D-penicillamine is recommended for treatment during pregnancy since it is well-tolerated and safe for both mother and child. A smaller dose is used in the treatment of WD and it is rapidly eliminated from the body after binding with copper by chelation and its level decreases even lower. It is because of this reason, treatment with penicillamine during pregnancy has been reported to be safe(17). In addition, treatment should continue in pregnancy in order to avert the development of hemolysis, liver dysfunctions and liver failure(18). Dosage should be kept at the lowest effective level and the dose should be reduced in last trimester to 25-50% of the dose administered before the pregnancy(19) in order to avoid interfering with wound-healing. We believe that in the present case, the patient was treated with penicillamine throughout the entire pregnancy and stopping the drug in the last three days triggered the acute liver failure. There is no other publication in the literature reporting development of acute liver decompensation in such a short time after the cessation of treatment. In fact, Shimono et al.(20) reported a case of pregnancy with no problems during treatment with D-penicilline which yielded two births. Treatment was stopped at the third child of the same patient and acute liver failure caused by hemolytic crisis stemming from the accumulation of copper in the body occurred after the delivery. We also believe that acute liver failure seen in the postpartum period in the present case was caused by the same mechanism.
In this report, a case of WD in pregnancy, presenting with the clinical manifestations of HELLP syndrome concomitant with postpartum acute liver failure has been discussed. Since no microscopic blood analysis was performed, a direct microscopic imaging of hemolytic anemia was not carried out. At first presentation with HELLP syndrome, total bilirubin was 1.2 mg/dl and direct bilirubin was 0.64 mg/dl; in the period when the liver failure developed, total bilirubin was found to be 3.00 mg/dl. As it was in this case, even though total bilirubin is normal or minimally increased (1-2 mg/dL) in HELLP syndrome(21), this value would have been much higher in acute liver failure(22). At the same time, this patient had leukocytosis, an elevated D-dimer and reduced serum albumin. Although these findings are less typical in HELLP syndrome,(21,23) the proteinuria found in the spot urine test (+++) does suggest HELLP(17). Elevations in serum aminotransferase in WD are less than 10-fold, as in this case(22). Moreover, there were also some anomalies found in the coagulation test; there were prolongation of INR and APTT values. In addition, the fact that blood pressure measured as 140/90 mmHg indicates WD together with HELLP syndrome. The normal kidney function tests of the patient steered us away from hepatorenal syndrome. On the other hand, the patient progressed into acute liver failure in the postpartum period.

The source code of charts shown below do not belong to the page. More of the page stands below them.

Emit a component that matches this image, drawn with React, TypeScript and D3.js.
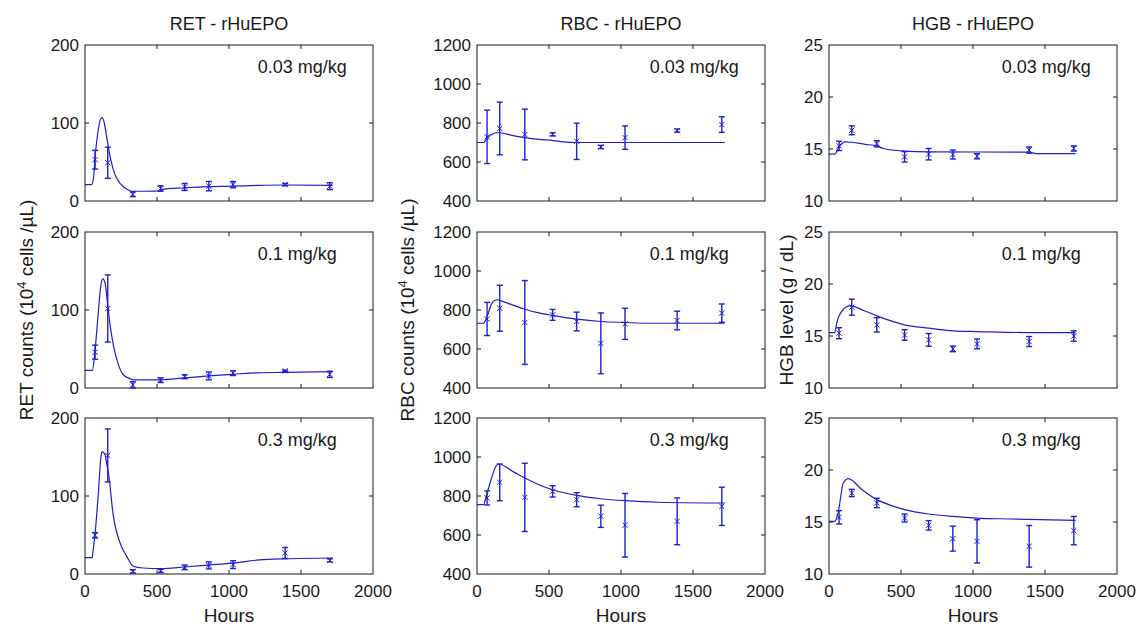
import React from 'react';
import * as d3 from 'd3';

// observation times (hours)
const obsHours = [70, 158, 332, 525, 692, 860, 1028, 1390, 1700];
const doseLabels = ['0.03 mg/kg', '0.1 mg/kg', '0.3 mg/kg'];
const xTicks = [0, 500, 1000, 1500, 2000];
const retTicks = [0, 100, 200];
const rbcTicks = [400, 600, 800, 1000, 1200];
const hgbTicks = [10, 15, 20, 25];

// observed means / error half widths, one row per dose
const retMean = [
	[53, 49, 8.6, 16, 18, 19, 21, 21, 19],
	[46, 102, 4, 10, 14.5, 15.5, 19, 22, 17.5],
	[49.6, 152, 3.4, 4, 8.5, 11, 12, 27, 17.5],
];
const retErr = [
	[12, 20, 3, 3.5, 4.5, 6, 4, 1.5, 4.5],
	[9, 43, 4, 3, 2.5, 5, 3, 1, 4],
	[3.5, 34, 2, 2, 3, 4.5, 5, 7, 2],
];
const rbcMean = [
	[729, 772, 741, 742, 706, 677, 725, 761, 792],
	[754, 809, 736, 775, 741, 629, 729, 746, 784],
	[790, 870, 793, 824, 781, 696, 650, 670, 747],
];
const rbcErr = [
	[137, 135, 130, 8, 93, 8, 60, 8, 40],
	[85, 118, 215, 28, 48, 156, 80, 48, 47],
	[36, 94, 175, 29, 36, 57, 163, 120, 98],
];
const hgbMean = [
	[15.3, 16.8, 15.5, 14.25, 14.5, 14.47, 14.3, 14.9, 15.05],
	[15.27, 17.77, 16.07, 15.1, 14.63, 13.76, 14.24, 14.47, 15.0],
	[15.45, 17.79, 16.83, 15.38, 14.68, 13.4, 13.14, 12.66, 14.17],
];
const hgbErr = [
	[0.45, 0.43, 0.3, 0.5, 0.55, 0.43, 0.25, 0.3, 0.25],
	[0.53, 0.77, 0.69, 0.51, 0.61, 0.27, 0.47, 0.48, 0.5],
	[0.64, 0.35, 0.45, 0.38, 0.45, 1.2, 2.08, 2.0, 1.36],
];

// model fits: [hours, value]
const retFit = [
	[[0, 21], [45, 21], [58, 28], [72, 60], [92, 91], [106, 104], [120, 107], [134, 100], [156, 76], [180, 52], [210, 33], [242, 23], [288, 15.5], [330, 12.5], [420, 12.5], [527, 13], [530, 15], [692, 17], [860, 18.5], [1028, 19], [1200, 20], [1390, 20.5], [1720, 20]],
	[[0, 22.6], [52, 22.6], [69, 47], [93, 98], [109, 130], [122, 140], [139, 135], [155, 111], [174, 81], [197, 55], [232, 30], [266, 17], [313, 12], [336, 10.5], [528, 10.5], [692, 13], [860, 15.5], [1028, 17.5], [1190, 19.5], [1390, 20], [1720, 21]],
	[[0, 21], [50, 21], [55, 28], [69, 50], [93, 104], [109, 147], [118, 157], [139, 153], [150, 142], [167, 124], [194, 78], [243, 40], [290, 22.6], [335, 10], [403, 7.7], [528, 6.8], [692, 9], [860, 11.5], [1028, 14], [1210, 18], [1390, 19.5], [1720, 20.5]],
];
const rbcFit = [
	[[0, 700], [45, 700], [70, 722], [100, 740], [130, 750], [158, 750], [250, 735], [332, 725], [430, 716], [528, 710], [600, 703], [692, 700], [1720, 700]],
	[[0, 732], [45, 732], [70, 766], [100, 830], [125, 850], [145, 852], [158, 849], [250, 825], [332, 804], [430, 785], [525, 772], [692, 753], [860, 741], [1028, 736], [1186, 732], [1720, 732]],
	[[0, 756], [45, 756], [70, 815], [100, 890], [130, 950], [151, 964], [250, 925], [332, 892], [430, 858], [525, 832], [692, 803], [860, 786], [1028, 776], [1254, 768], [1720, 764]],
];
const hgbFit = [
	[[0, 14.5], [40, 14.5], [70, 15.2], [110, 15.69], [158, 15.65], [250, 15.45], [332, 15.3], [376, 15.05], [525, 14.8], [692, 14.72], [1390, 14.7], [1440, 14.56], [1712, 14.56]],
	[[0, 15.33], [40, 15.33], [53, 16.2], [88, 17.36], [145, 17.9], [250, 17.4], [332, 16.94], [430, 16.45], [525, 16.07], [692, 15.75], [860, 15.49], [1028, 15.43], [1375, 15.33], [1712, 15.33]],
	[[0, 15.06], [40, 15.06], [65, 16.0], [99, 18.75], [134, 19.17], [230, 18.1], [332, 17.15], [430, 16.6], [525, 16.19], [692, 15.77], [860, 15.54], [1028, 15.38], [1251, 15.29], [1712, 15.16]],
];

const W = 1142;
const H = 627;
const colLeft = [85, 477, 829];
const rowTop = [45, 232, 418];
const plotW = 288;
const plotH = 156;
const blue = '#1f1fd0';
const ink = '#1a1a1a';
const font = '"Liberation Sans", Arial, sans-serif';

const Panel = ({ col, row, domain, ticks, mean, err, fit }) => {
	const x0 = colLeft[col];
	const y0 = rowTop[row];
	const x = d3.scaleLinear().domain([0, 2000]).range([0, plotW]);
	const y = d3.scaleLinear().domain(domain).range([plotH, 0]);
	const line = d3
		.line()
		.x(d => x(d[0]))
		.y(d => y(d[1]))
		.curve(d3.curveMonotoneX);
	const tl = 4;
	const cap = 3;
	const mk = 2.6;

	return (
		<g transform={`translate(${x0},${y0})`}>
			<rect width={plotW} height={plotH} fill="#fff" stroke={ink} strokeWidth={1} />
			{xTicks.slice(1, -1).map(t => (
				<g key={'xt' + t}>
					<line x1={x(t)} x2={x(t)} y1={plotH} y2={plotH - tl} stroke={ink} />
					<line x1={x(t)} x2={x(t)} y1={0} y2={tl} stroke={ink} />
				</g>
			))}
			{ticks.slice(1, -1).map(t => (
				<g key={'yt' + t}>
					<line x1={0} x2={tl} y1={y(t)} y2={y(t)} stroke={ink} />
					<line x1={plotW} x2={plotW - tl} y1={y(t)} y2={y(t)} stroke={ink} />
				</g>
			))}
			{ticks.map(t => (
				<text key={'yl' + t} x={-6} y={y(t)} dy="0.36em" textAnchor="end" fontSize={17} fill={ink}>
					{t}
				</text>
			))}
			{row === 2 &&
				xTicks.map(t => (
					<text key={'xl' + t} x={x(t)} y={plotH + 23} textAnchor="middle" fontSize={17} fill={ink}>
						{t}
					</text>
				))}
			<text x={plotW * 0.6} y={28} fontSize={18} fill={ink}>
				{doseLabels[row]}
			</text>
			<path d={line(fit)} fill="none" stroke={blue} strokeWidth={1.2} />
			{obsHours.map((t, i) => {
				const cx = x(t);
				const cy = y(mean[i]);
				const top = y(mean[i] + err[i]);
				const bot = y(mean[i] - err[i]);
				return (
					<g key={'p' + i} stroke={blue} strokeWidth={1.4} fill="none">
						<line x1={cx} x2={cx} y1={top} y2={bot} />
						<line x1={cx - cap} x2={cx + cap} y1={top} y2={top} />
						<line x1={cx - cap} x2={cx + cap} y1={bot} y2={bot} />
						<path d={`M${cx - mk},${cy - mk}L${cx + mk},${cy + mk}M${cx - mk},${cy + mk}L${cx + mk},${cy - mk}`} strokeWidth={1} />
					</g>
				);
			})}
		</g>
	);
};

const titles = ['RET - rHuEPO', 'RBC - rHuEPO', 'HGB - rHuEPO'];
const yLabelX = [33, 414, 793];

export default function App() {
	const midY = rowTop[1] + plotH / 2;
	return (
		<svg
			width={W}
			height={H}
			style={{ position: 'absolute', left: 0, top: 0, background: '#fff' }}
			fontFamily={font}
		>
			<rect width={W} height={H} fill="#fff" />
			{titles.map((t, c) => (
				<text key={t} x={colLeft[c] + plotW / 2} y={30} textAnchor="middle" fontSize={18} fill={ink}>
					{t}
				</text>
			))}
			{[0, 1, 2].map(c =>
				[0, 1, 2].map(r => {
					const spec =
						c === 0
							? { domain: [0, 200], ticks: retTicks, mean: retMean[r], err: retErr[r], fit: retFit[r] }
							: c === 1
							? { domain: [400, 1200], ticks: rbcTicks, mean: rbcMean[r], err: rbcErr[r], fit: rbcFit[r] }
							: { domain: [10, 25], ticks: hgbTicks, mean: hgbMean[r], err: hgbErr[r], fit: hgbFit[r] };
					return <Panel key={c + '-' + r} col={c} row={r} {...spec} />;
				})
			)}
			{[0, 1, 2].map(c => (
				<text key={'h' + c} x={colLeft[c] + plotW / 2} y={622} textAnchor="middle" fontSize={19} fill={ink}>
					Hours
				</text>
			))}
			<text transform={`translate(${yLabelX[0]},${midY}) rotate(-90)`} textAnchor="middle" fontSize={19} fill={ink}>
				RET counts (10<tspan dy={-7} fontSize={13}>4</tspan>
				<tspan dy={7}> cells /µL)</tspan>
			</text>
			<text transform={`translate(${yLabelX[1]},${midY}) rotate(-90)`} textAnchor="middle" fontSize={19} fill={ink}>
				RBC counts (10<tspan dy={-7} fontSize={13}>4</tspan>
				<tspan dy={7}> cells /µL)</tspan>
			</text>
			<text transform={`translate(${yLabelX[2]},${midY}) rotate(-90)`} textAnchor="middle" fontSize={19} fill={ink}>
				HGB level (g / dL)
			</text>
		</svg>
	);
}
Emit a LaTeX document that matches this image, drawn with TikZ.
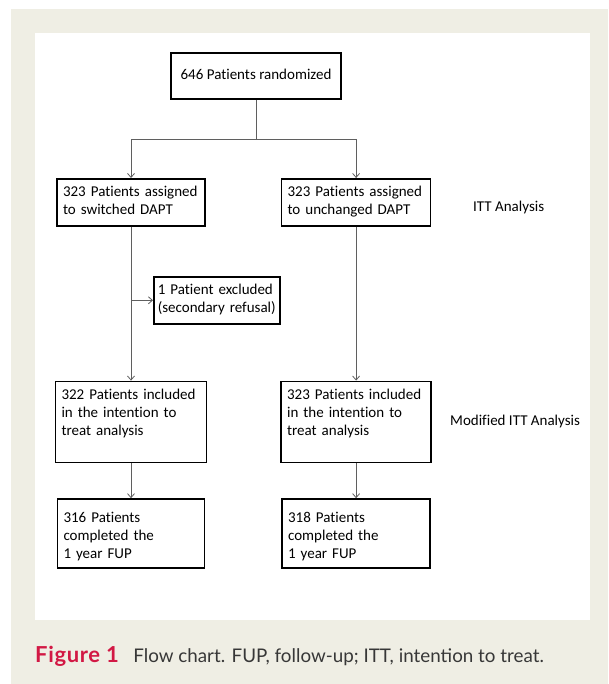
\documentclass[tikz,border=0pt]{standalone}
\usepackage{fontspec}
\setmainfont{Carlito}[Ligatures=NoCommon]
\newfontfamily\capfont{Lato}
\usetikzlibrary{arrows.meta,positioning}
\definecolor{pagebeige}{RGB}{239,238,228}
\definecolor{figred}{RGB}{210,24,68}
\definecolor{linegray}{RGB}{95,95,95}
\definecolor{captext}{RGB}{55,55,55}
\tikzset{
  box/.style={draw, line width=1.6pt, font=\fontsize{15}{18}\selectfont, align=left,
    inner xsep=6pt, inner ysep=6pt, text height=12pt},
  link/.style={draw=linegray, line width=0.8pt},
  flow/.style={link, -{Straight Barb[length=4pt,width=7pt]}},
  tag/.style={font=\fontsize{15}{18}\selectfont, anchor=west, inner sep=0pt},
}
\begin{document}
\begin{tikzpicture}[x=1pt,y=-1pt]
    \fill[pagebeige] (11,9) rectangle (608,684);
    \fill[white] (35,33) rectangle (590,620);
    \useasboundingbox (0,0) rectangle (608,684);

    % boxes
    \node[box, align=center, text height=11pt, text depth=3pt, minimum width=170pt, minimum height=46pt] (rand) at (256,76) {646 Patients randomized};
    \node[box, text width=136pt, text depth=23pt, anchor=north] (sw) at (131,178) {323 Patients assigned\\to switched DAPT};
    \node[box, text width=137pt, text depth=23pt, right=75pt of sw] (un) {323 Patients assigned\\to unchanged DAPT};
    \node[box, text width=118pt, inner xsep=4pt, text depth=23pt, anchor=north west] (excl) at (153,276) {1 Patient excluded\\(secondary refusal)};
    \node[box, text width=139pt, text depth=57pt, below=154pt of sw] (switt) {322 Patients included\\in the intention to\\treat analysis};
    \node[box, text width=138pt, text depth=57pt, below=154pt of un] (unitt) {323 Patients included\\in the intention to\\treat analysis};
    \node[box, text width=135pt, text height=17pt, text depth=40pt, below=35pt of switt] (swfup) {316 Patients\\completed the\\1 year FUP};
    \node[box, text width=136pt, text height=17pt, text depth=40pt, below=35pt of unitt] (unfup) {318 Patients\\completed the\\1 year FUP};

    % analysis labels
    \node[tag] (itt) at (473,208) {ITT Analysis};
    \node[tag] (mitt) at (450,421) {Modified ITT Analysis};

    % connectors
    \draw[link] (rand.south) -- ++(0,40) coordinate (fork);
    \draw[flow] (fork) -| (sw.north);
    \draw[flow] (fork) -| (un.north);
    \draw[flow] (sw) -- (switt);
    \draw[flow] (sw.south |- excl.west) -- (excl.west);
    \draw[flow] (un) -- (unitt);
    \draw[flow] (switt) -- (swfup);
    \draw[flow] (unitt) -- (unfup);

    % caption
    \node[anchor=base west, inner sep=0pt, text=figred, font=\capfont\bfseries\fontsize{22}{24}\selectfont\addfontfeature{LetterSpace=3}] (fig) at (35,662) {Figure 1};
    \node[base right=14pt of fig, inner sep=0pt, text=captext, font=\capfont\fontsize{18.8}{22}\selectfont] (cap) {Flow chart. FUP, follow-up; ITT, intention to treat.};
\end{tikzpicture}
\end{document}
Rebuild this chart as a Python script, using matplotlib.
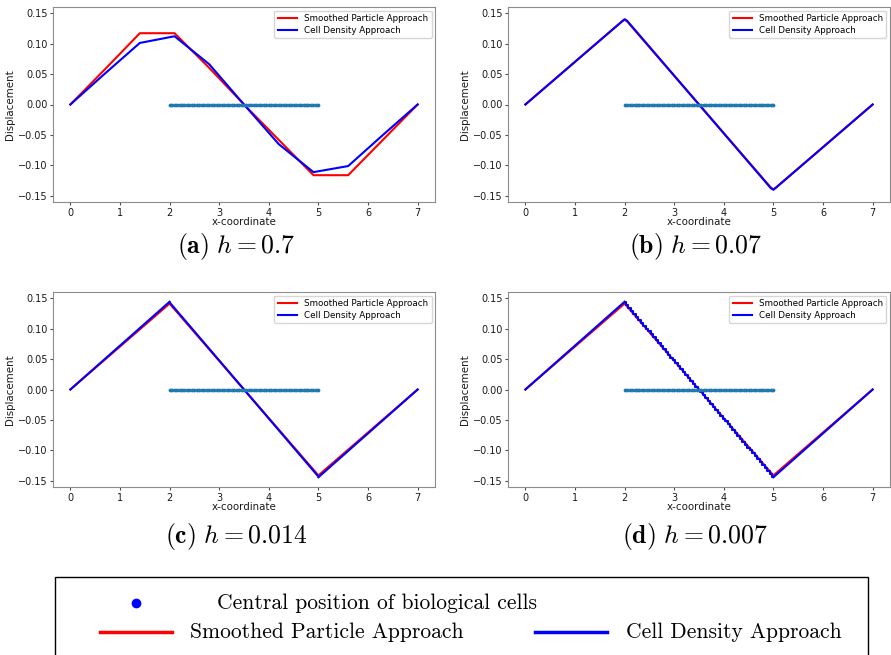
import matplotlib
matplotlib.use("Agg")
import matplotlib.pyplot as plt
from matplotlib.lines import Line2D
from matplotlib.patches import Rectangle

plt.rcParams["mathtext.fontset"] = "cm"

# central positions of the biological cells (x), all at zero displacement
cell_x = [2.00, 2.05, 2.10, 2.15, 2.20, 2.25, 2.30, 2.35, 2.40, 2.45,
          2.50, 2.55, 2.60, 2.65, 2.70, 2.75, 2.80, 2.85, 2.90, 2.95,
          3.00, 3.05, 3.10, 3.15, 3.20, 3.25, 3.30, 3.35, 3.40, 3.45,
          3.50, 3.55, 3.60, 3.65, 3.70, 3.75, 3.80, 3.85, 3.90, 3.95,
          4.00, 4.05, 4.10, 4.15, 4.20, 4.25, 4.30, 4.35, 4.40, 4.45,
          4.50, 4.55, 4.60, 4.65, 4.70, 4.75, 4.80, 4.85, 4.90, 4.95,
          5.00]
cell_y = [0.0] * len(cell_x)

# displacement read at the cell positions (panels c, d)
cell_disp = [0.1430, 0.1382, 0.1335, 0.1287, 0.1239, 0.1192, 0.1144, 0.1096,
             0.1049, 0.1001, 0.0953, 0.0906, 0.0858, 0.0810, 0.0763, 0.0715,
             0.0667, 0.0620, 0.0572, 0.0524, 0.0477, 0.0429, 0.0381, 0.0334,
             0.0286, 0.0238, 0.0191, 0.0143, 0.0095, 0.0048, 0.0000,
             -0.0048, -0.0095, -0.0143, -0.0191, -0.0238, -0.0286, -0.0334,
             -0.0381, -0.0429, -0.0477, -0.0524, -0.0572, -0.0620, -0.0667,
             -0.0715, -0.0763, -0.0810, -0.0858, -0.0906, -0.0953, -0.1001,
             -0.1049, -0.1096, -0.1144, -0.1192, -0.1239, -0.1287, -0.1335,
             -0.1382, -0.1430]

# panel (a), h = 0.7
x_a = [0.0, 0.7, 1.4, 2.1, 2.8, 3.5, 4.2, 4.9, 5.6, 6.3, 7.0]
sph_a = [0.0, 0.058, 0.117, 0.117, 0.060, 0.0, -0.058, -0.116, -0.116, -0.058, 0.0]
cd_a = [0.0, 0.051, 0.101, 0.112, 0.066, 0.0, -0.065, -0.111, -0.101, -0.050, 0.0]

# panel (b), h = 0.07
x_b = [0.0, 1.95, 2.0, 2.05, 4.95, 5.0, 5.05, 7.0]
sph_b = [0.0, 0.1365, 0.139, 0.1365, -0.1365, -0.139, -0.1365, 0.0]
cd_b = [0.0, 0.1365, 0.140, 0.1375, -0.1375, -0.140, -0.1365, 0.0]

# panels (c), (d): outer ramps
x_ramp_l = [0.0, 2.0]
x_ramp_r = [5.0, 7.0]
cd_ramp_l = [0.0, 0.144]
cd_ramp_r = [-0.144, 0.0]
x_sph = [0.0, 2.0, 5.0, 7.0]
sph_cd = [0.0, 0.141, -0.141, 0.0]

captions = [r"$\mathbf{(a)}\ h = 0.7$", r"$\mathbf{(b)}\ h = 0.07$",
            r"$\mathbf{(c)}\ h = 0.014$", r"$\mathbf{(d)}\ h = 0.007$"]

W, H = 891, 655
fig = plt.figure(figsize=(W / 100, H / 100), dpi=100)

boxes = [(53, 7), (508, 7), (53, 292), (508, 292)]
aw, ah = 382, 195
axes = []
for (l, t) in boxes:
    ax = fig.add_axes([l / W, 1 - (t + ah) / H, aw / W, ah / H])
    axes.append(ax)

RED = "#ff0000"
BLUE = "#0000ff"


def style(ax):
    ax.set_xlim(-0.35, 7.35)
    ax.set_ylim(-0.16, 0.16)
    ax.set_xticks(range(8))
    ax.set_yticks([-0.15, -0.10, -0.05, 0.0, 0.05, 0.10, 0.15])
    ax.tick_params(labelsize=7.0, length=2.5, pad=1.5, color="0.3",
                   labelcolor="0.1")
    for s in ax.spines.values():
        s.set_color("0.55")
    ax.set_xlabel("x-coordinate", fontsize=7.4, color="0.1")
    ax.set_ylabel("Displacement", fontsize=7.4, color="0.1")
    ax.xaxis.set_label_coords(0.5, -0.105)
    ax.xaxis.label.set_va("center")
    ax.yaxis.set_label_coords(-0.113, 0.5)
    ax.yaxis.label.set_va("center")
    ax.legend(loc="upper right", fontsize=6.3, handlelength=2.2,
              borderaxespad=0.4, labelspacing=0.3)


ax = axes[0]
ax.plot(x_a, sph_a, color=RED, lw=1.5, label="Smoothed Particle Approach")
ax.plot(x_a, cd_a, color=BLUE, lw=1.5, label="Cell Density Approach")
ax.scatter(cell_x, cell_y, s=3, color="C0", zorder=3)
style(ax)

ax = axes[1]
ax.plot(x_b, sph_b, color=RED, lw=1.5, label="Smoothed Particle Approach")
ax.plot(x_b, cd_b, color=BLUE, lw=1.5, label="Cell Density Approach")
ax.scatter(cell_x, cell_y, s=3, color="C0", zorder=3)
style(ax)

for ax, steps in [(axes[2], "default"), (axes[3], "steps-mid")]:
    ax.plot(x_sph, sph_cd, color=RED, lw=1.5, label="Smoothed Particle Approach")
    ax.plot(x_ramp_l, cd_ramp_l, color=BLUE, lw=1.5, label="Cell Density Approach")
    ax.plot(cell_x, cell_disp, color=BLUE, lw=1.5, drawstyle=steps)
    ax.plot(x_ramp_r, cd_ramp_r, color=BLUE, lw=1.5)
    ax.scatter(cell_x, cell_y, s=3, color="C0", zorder=3)
    style(ax)

cap_pos = [(236, 247), (695, 247), (236, 537), (695, 537)]
for (cx, cy), cap in zip(cap_pos, captions):
    fig.text(cx / W, 1 - cy / H, cap, fontsize=18.5, ha="center", va="center")

# bottom legend box
fig.patches.append(Rectangle((55 / W, -0.05), (868 - 55) / W, 0.05 + 1 - 577 / H,
                             transform=fig.transFigure, fill=False,
                             edgecolor="black", lw=1.0))
fig.lines.append(Line2D([136 / W], [1 - 603 / H], transform=fig.transFigure,
                        marker="o", markersize=6, color=BLUE, ls="none"))
fig.text(217 / W, 1 - 603 / H, "Central position of biological cells",
         family="cmr10", fontsize=15.5, va="center")
fig.lines.append(Line2D([100 / W, 172 / W], [1 - 632 / H] * 2,
                        transform=fig.transFigure, color=RED, lw=2.5))
fig.text(190 / W, 1 - 632 / H, "Smoothed Particle Approach",
         family="cmr10", fontsize=15.5, va="center")
fig.lines.append(Line2D([535 / W, 607 / W], [1 - 632 / H] * 2,
                        transform=fig.transFigure, color=BLUE, lw=2.5))
fig.text(626 / W, 1 - 632 / H, "Cell Density Approach",
         family="cmr10", fontsize=15.5, va="center")

fig.savefig("out.png", dpi=100)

To conclude, the main objective in following up cases of concomitant WD and pregnancy is to evaluate maternal and fetal effects and to control the disease using the lowest possible dosage of drug. A multidisciplinary approach and the close monitoring of high-risk pregnancies will lead to similar positive outcomes in the general population. WD is a chronic liver disease that allows a normal life if diagnosed and treated early. It is a condition that responds to treatment, even when cirrhosis has been diagnosed, but needs life-long treatment and care. Treatment should continue over the life span and should only be stopped when a liver transplant has been performed. Even a short interruption in the treatment of only three days in this case has the potential of speeding up the process of acute hepatic failure and the development of decompensation.